*Dataset extract*.
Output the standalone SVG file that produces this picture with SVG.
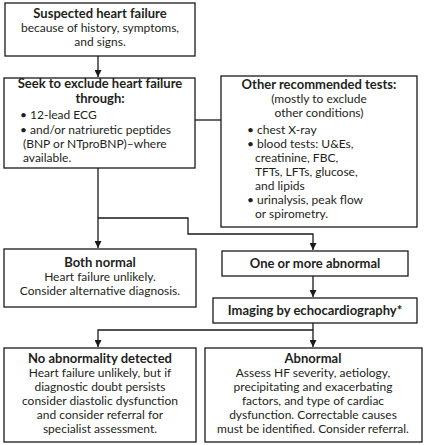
<svg xmlns="http://www.w3.org/2000/svg" width="426" height="445" viewBox="0 0 426 445">
<defs>
<marker id="ah" viewBox="0 0 10 10" refX="10" refY="5" markerWidth="7" markerHeight="7" markerUnits="userSpaceOnUse" orient="auto">
<path d="M0,0 L10,5 L0,10 z" fill="#1a1a1a"/>
</marker>
<style>
rect{fill:#fff;stroke:#1a1a1a;stroke-width:1.3}
text{font-family:Lato,"Liberation Sans",sans-serif;font-size:12px;fill:#231f20}
.b{font-weight:bold;font-size:13px}
.c{text-anchor:middle}
#connectors path{fill:none;stroke:#1a1a1a;stroke-width:1.3}
</style>
</defs>
<rect x="0" y="0" width="426" height="445" style="fill:#fff;stroke:none"/>
<g id="connectors">
<path d="M98,56 V77" marker-end="url(#ah)"/>
<path d="M195,120 H221"/>
<path d="M98,168 V248" marker-end="url(#ah)"/>
<path d="M98,218 H188 V234 H313 V250" marker-end="url(#ah)"/>
<path d="M313,276 V297" marker-end="url(#ah)"/>
<path d="M313,323 V347" marker-end="url(#ah)"/>
<path d="M313,330 H98 V347" marker-end="url(#ah)"/>
</g>
<g id="suspected">
<rect x="5" y="3" width="190" height="53"/>
<text class="c b" x="100" y="18">Suspected heart failure</text>
<text class="c" x="100" y="32">because of history, symptoms,</text>
<text class="c" x="100" y="46">and signs.</text>
</g>
<g id="seek">
<rect x="4" y="78" width="191" height="90"/>
<text class="c b" x="100" y="88">Seek to exclude heart failure</text>
<text class="c b" x="100" y="103">through:</text>
<text x="20" y="119">• 12-lead ECG</text>
<text x="20" y="134">• and/or natriuretic peptides</text>
<text x="23" y="148">(BNP or NTproBNP)–where</text>
<text x="23" y="162">available.</text>
</g>
<g id="other">
<rect x="221" y="76" width="196" height="151"/>
<text class="c b" x="319" y="89">Other recommended tests:</text>
<text class="c" x="319" y="103">(mostly to exclude</text>
<text class="c" x="319" y="117">other conditions)</text>
<text x="247" y="134">• chest X-ray</text>
<text x="247" y="148">• blood tests: U&amp;Es,</text>
<text x="255" y="162">creatinine, FBC,</text>
<text x="255" y="176">TFTs, LFTs, glucose,</text>
<text x="255" y="190">and lipids</text>
<text x="247" y="204">• urinalysis, peak flow</text>
<text x="255" y="218">or spirometry.</text>
</g>
<g id="bothnormal">
<rect x="4" y="249" width="192" height="58"/>
<text class="c b" x="100" y="267">Both normal</text>
<text class="c" x="100" y="281">Heart failure unlikely.</text>
<text class="c" x="100" y="295">Consider alternative diagnosis.</text>
</g>
<g id="abnormalresult">
<rect x="222" y="251" width="186" height="25"/>
<text class="c b" x="315" y="268">One or more abnormal</text>
</g>
<g id="imaging">
<rect x="213" y="298" width="204" height="25"/>
<text class="c b" x="315" y="315">Imaging by echocardiography*</text>
</g>
<g id="noabn">
<rect x="4" y="348" width="192" height="94"/>
<text class="c b" x="100" y="363">No abnormality detected</text>
<text class="c" x="100" y="377">Heart failure unlikely, but if</text>
<text class="c" x="100" y="391">diagnostic doubt persists</text>
<text class="c" x="100" y="405">consider diastolic dysfunction</text>
<text class="c" x="100" y="419">and consider referral for</text>
<text class="c" x="100" y="433">specialist assessment.</text>
</g>
<g id="abnormal">
<rect x="205" y="348" width="217" height="94"/>
<text class="c b" x="313" y="363">Abnormal</text>
<text class="c" x="313" y="377">Assess HF severity, aetiology,</text>
<text class="c" x="313" y="391">precipitating and exacerbating</text>
<text class="c" x="313" y="405">factors, and type of cardiac</text>
<text class="c" x="313" y="419">dysfunction. Correctable causes</text>
<text class="c" x="313" y="433">must be identified. Consider referral.</text>
</g>
</svg>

*Stated task*.
Copy out every line of the material above exactly, skipping the pictures.

*Finished exercise*.
Output the standalone SVG file that produces this picture with SVG.
<svg xmlns="http://www.w3.org/2000/svg" width="426" height="445" viewBox="0 0 426 445">
<defs>
<marker id="ah" viewBox="0 0 10 10" refX="10" refY="5" markerWidth="7" markerHeight="7" markerUnits="userSpaceOnUse" orient="auto">
<path d="M0,0 L10,5 L0,10 z" fill="#1a1a1a"/>
</marker>
<style>
rect{fill:#fff;stroke:#1a1a1a;stroke-width:1.3}
text{font-family:Lato,"Liberation Sans",sans-serif;font-size:12px;fill:#231f20}
.b{font-weight:bold;font-size:13px}
.c{text-anchor:middle}
#connectors path{fill:none;stroke:#1a1a1a;stroke-width:1.3}
</style>
</defs>
<rect x="0" y="0" width="426" height="445" style="fill:#fff;stroke:none"/>
<g id="connectors">
<path d="M98,56 V77" marker-end="url(#ah)"/>
<path d="M195,120 H221"/>
<path d="M98,168 V248" marker-end="url(#ah)"/>
<path d="M98,218 H188 V234 H313 V250" marker-end="url(#ah)"/>
<path d="M313,276 V297" marker-end="url(#ah)"/>
<path d="M313,323 V347" marker-end="url(#ah)"/>
<path d="M313,330 H98 V347" marker-end="url(#ah)"/>
</g>
<g id="suspected">
<rect x="5" y="3" width="190" height="53"/>
<text class="c b" x="100" y="18">Suspected heart failure</text>
<text class="c" x="100" y="32">because of history, symptoms,</text>
<text class="c" x="100" y="46">and signs.</text>
</g>
<g id="seek">
<rect x="4" y="78" width="191" height="90"/>
<text class="c b" x="100" y="88">Seek to exclude heart failure</text>
<text class="c b" x="100" y="103">through:</text>
<text x="20" y="119">• 12-lead ECG</text>
<text x="20" y="134">• and/or natriuretic peptides</text>
<text x="23" y="148">(BNP or NTproBNP)–where</text>
<text x="23" y="162">available.</text>
</g>
<g id="other">
<rect x="221" y="76" width="196" height="151"/>
<text class="c b" x="319" y="89">Other recommended tests:</text>
<text class="c" x="319" y="103">(mostly to exclude</text>
<text class="c" x="319" y="117">other conditions)</text>
<text x="247" y="134">• chest X-ray</text>
<text x="247" y="148">• blood tests: U&amp;Es,</text>
<text x="255" y="162">creatinine, FBC,</text>
<text x="255" y="176">TFTs, LFTs, glucose,</text>
<text x="255" y="190">and lipids</text>
<text x="247" y="204">• urinalysis, peak flow</text>
<text x="255" y="218">or spirometry.</text>
</g>
<g id="bothnormal">
<rect x="4" y="249" width="192" height="58"/>
<text class="c b" x="100" y="267">Both normal</text>
<text class="c" x="100" y="281">Heart failure unlikely.</text>
<text class="c" x="100" y="295">Consider alternative diagnosis.</text>
</g>
<g id="abnormalresult">
<rect x="222" y="251" width="186" height="25"/>
<text class="c b" x="315" y="268">One or more abnormal</text>
</g>
<g id="imaging">
<rect x="213" y="298" width="204" height="25"/>
<text class="c b" x="315" y="315">Imaging by echocardiography*</text>
</g>
<g id="noabn">
<rect x="4" y="348" width="192" height="94"/>
<text class="c b" x="100" y="363">No abnormality detected</text>
<text class="c" x="100" y="377">Heart failure unlikely, but if</text>
<text class="c" x="100" y="391">diagnostic doubt persists</text>
<text class="c" x="100" y="405">consider diastolic dysfunction</text>
<text class="c" x="100" y="419">and consider referral for</text>
<text class="c" x="100" y="433">specialist assessment.</text>
</g>
<g id="abnormal">
<rect x="205" y="348" width="217" height="94"/>
<text class="c b" x="313" y="363">Abnormal</text>
<text class="c" x="313" y="377">Assess HF severity, aetiology,</text>
<text class="c" x="313" y="391">precipitating and exacerbating</text>
<text class="c" x="313" y="405">factors, and type of cardiac</text>
<text class="c" x="313" y="419">dysfunction. Correctable causes</text>
<text class="c" x="313" y="433">must be identified. Consider referral.</text>
</g>
</svg>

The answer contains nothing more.